Dataset records:
--- start ---

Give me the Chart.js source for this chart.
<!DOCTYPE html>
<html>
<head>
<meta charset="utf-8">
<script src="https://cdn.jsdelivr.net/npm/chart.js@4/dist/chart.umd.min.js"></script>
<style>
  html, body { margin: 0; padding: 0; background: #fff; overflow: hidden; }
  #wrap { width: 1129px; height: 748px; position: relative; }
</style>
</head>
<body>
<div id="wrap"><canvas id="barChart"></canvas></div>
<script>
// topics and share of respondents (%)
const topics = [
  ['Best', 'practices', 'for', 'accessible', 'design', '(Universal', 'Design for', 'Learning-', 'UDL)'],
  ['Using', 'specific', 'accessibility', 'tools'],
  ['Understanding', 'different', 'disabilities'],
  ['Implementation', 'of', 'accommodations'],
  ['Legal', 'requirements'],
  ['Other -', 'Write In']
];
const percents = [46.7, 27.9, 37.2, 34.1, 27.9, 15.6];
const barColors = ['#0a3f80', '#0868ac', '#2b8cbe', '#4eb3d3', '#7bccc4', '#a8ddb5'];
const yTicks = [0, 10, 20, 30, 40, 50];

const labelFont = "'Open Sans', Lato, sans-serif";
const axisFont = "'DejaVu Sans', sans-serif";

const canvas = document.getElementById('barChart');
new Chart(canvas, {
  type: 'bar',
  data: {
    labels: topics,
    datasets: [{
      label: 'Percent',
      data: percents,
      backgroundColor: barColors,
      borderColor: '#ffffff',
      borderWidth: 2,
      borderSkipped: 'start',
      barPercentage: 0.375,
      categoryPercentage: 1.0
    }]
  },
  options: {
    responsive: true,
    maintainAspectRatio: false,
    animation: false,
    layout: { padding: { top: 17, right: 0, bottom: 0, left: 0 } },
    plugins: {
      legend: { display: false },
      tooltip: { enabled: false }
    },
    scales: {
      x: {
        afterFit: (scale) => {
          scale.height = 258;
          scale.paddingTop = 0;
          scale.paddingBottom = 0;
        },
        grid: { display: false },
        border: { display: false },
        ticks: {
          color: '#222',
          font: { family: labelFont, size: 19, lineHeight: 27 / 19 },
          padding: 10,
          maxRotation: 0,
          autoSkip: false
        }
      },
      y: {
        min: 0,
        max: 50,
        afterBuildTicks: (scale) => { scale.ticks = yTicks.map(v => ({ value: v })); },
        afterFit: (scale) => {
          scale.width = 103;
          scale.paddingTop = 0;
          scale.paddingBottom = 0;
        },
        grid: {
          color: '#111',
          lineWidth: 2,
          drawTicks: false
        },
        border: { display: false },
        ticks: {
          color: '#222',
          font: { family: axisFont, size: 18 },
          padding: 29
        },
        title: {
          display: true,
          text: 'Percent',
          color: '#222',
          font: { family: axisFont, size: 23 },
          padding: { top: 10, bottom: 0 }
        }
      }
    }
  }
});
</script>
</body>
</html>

--- end ---
--- start ---

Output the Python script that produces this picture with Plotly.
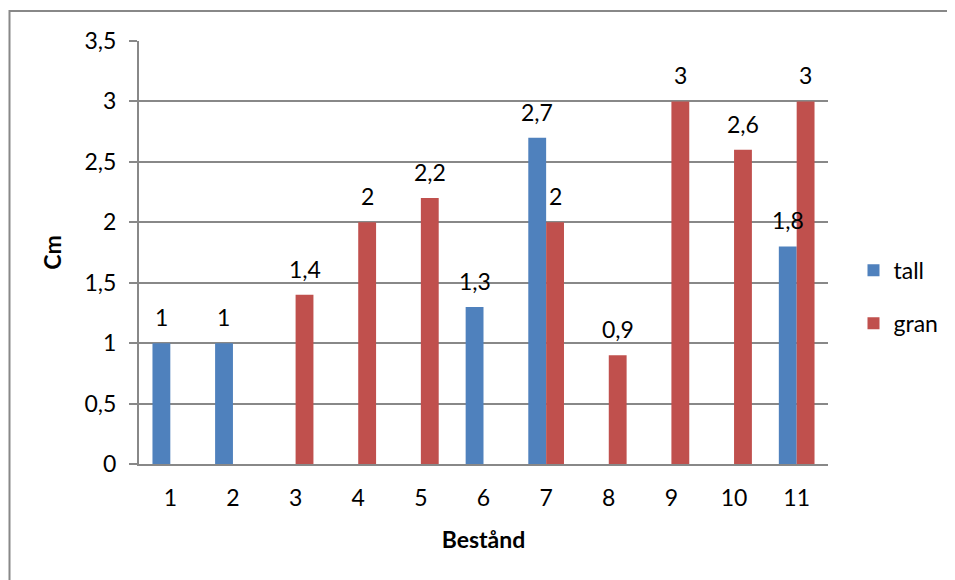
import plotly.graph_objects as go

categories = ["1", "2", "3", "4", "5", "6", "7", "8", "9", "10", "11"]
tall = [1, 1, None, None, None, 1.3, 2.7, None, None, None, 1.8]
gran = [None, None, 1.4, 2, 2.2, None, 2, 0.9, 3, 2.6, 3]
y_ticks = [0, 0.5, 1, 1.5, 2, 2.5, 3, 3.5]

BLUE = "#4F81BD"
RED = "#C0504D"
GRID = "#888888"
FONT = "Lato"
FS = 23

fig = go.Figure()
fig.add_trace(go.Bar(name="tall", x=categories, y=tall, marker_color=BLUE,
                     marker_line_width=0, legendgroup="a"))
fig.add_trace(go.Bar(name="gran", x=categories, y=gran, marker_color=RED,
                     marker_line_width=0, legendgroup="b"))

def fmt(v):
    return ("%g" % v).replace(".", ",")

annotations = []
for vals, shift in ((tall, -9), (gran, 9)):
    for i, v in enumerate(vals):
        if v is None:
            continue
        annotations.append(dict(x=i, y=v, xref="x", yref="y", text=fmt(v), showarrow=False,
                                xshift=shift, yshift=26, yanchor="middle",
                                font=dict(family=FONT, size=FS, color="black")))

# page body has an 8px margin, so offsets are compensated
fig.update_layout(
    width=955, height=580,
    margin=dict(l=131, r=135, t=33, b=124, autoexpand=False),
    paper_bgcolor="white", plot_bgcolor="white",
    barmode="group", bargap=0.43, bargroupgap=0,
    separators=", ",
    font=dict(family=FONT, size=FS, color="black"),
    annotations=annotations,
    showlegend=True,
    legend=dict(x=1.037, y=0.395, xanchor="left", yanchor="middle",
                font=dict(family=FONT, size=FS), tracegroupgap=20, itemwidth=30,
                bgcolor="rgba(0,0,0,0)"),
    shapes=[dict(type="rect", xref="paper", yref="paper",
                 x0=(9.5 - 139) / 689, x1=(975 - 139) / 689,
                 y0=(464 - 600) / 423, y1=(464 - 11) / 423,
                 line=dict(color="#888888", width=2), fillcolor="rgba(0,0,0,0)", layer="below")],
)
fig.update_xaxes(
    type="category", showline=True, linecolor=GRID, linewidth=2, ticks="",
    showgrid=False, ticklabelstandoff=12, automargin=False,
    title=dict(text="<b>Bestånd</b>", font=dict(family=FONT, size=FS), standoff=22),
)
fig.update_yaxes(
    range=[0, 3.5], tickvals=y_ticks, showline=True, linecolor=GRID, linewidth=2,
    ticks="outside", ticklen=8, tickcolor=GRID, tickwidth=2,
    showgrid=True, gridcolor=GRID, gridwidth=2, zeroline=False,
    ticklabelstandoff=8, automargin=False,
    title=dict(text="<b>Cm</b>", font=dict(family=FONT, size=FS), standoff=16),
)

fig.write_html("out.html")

--- end ---

To do: List all lines holding the string "this".

Response to the exercise:
Give me the Chart.js source for this chart.
Output the Python script that produces this picture with Plotly.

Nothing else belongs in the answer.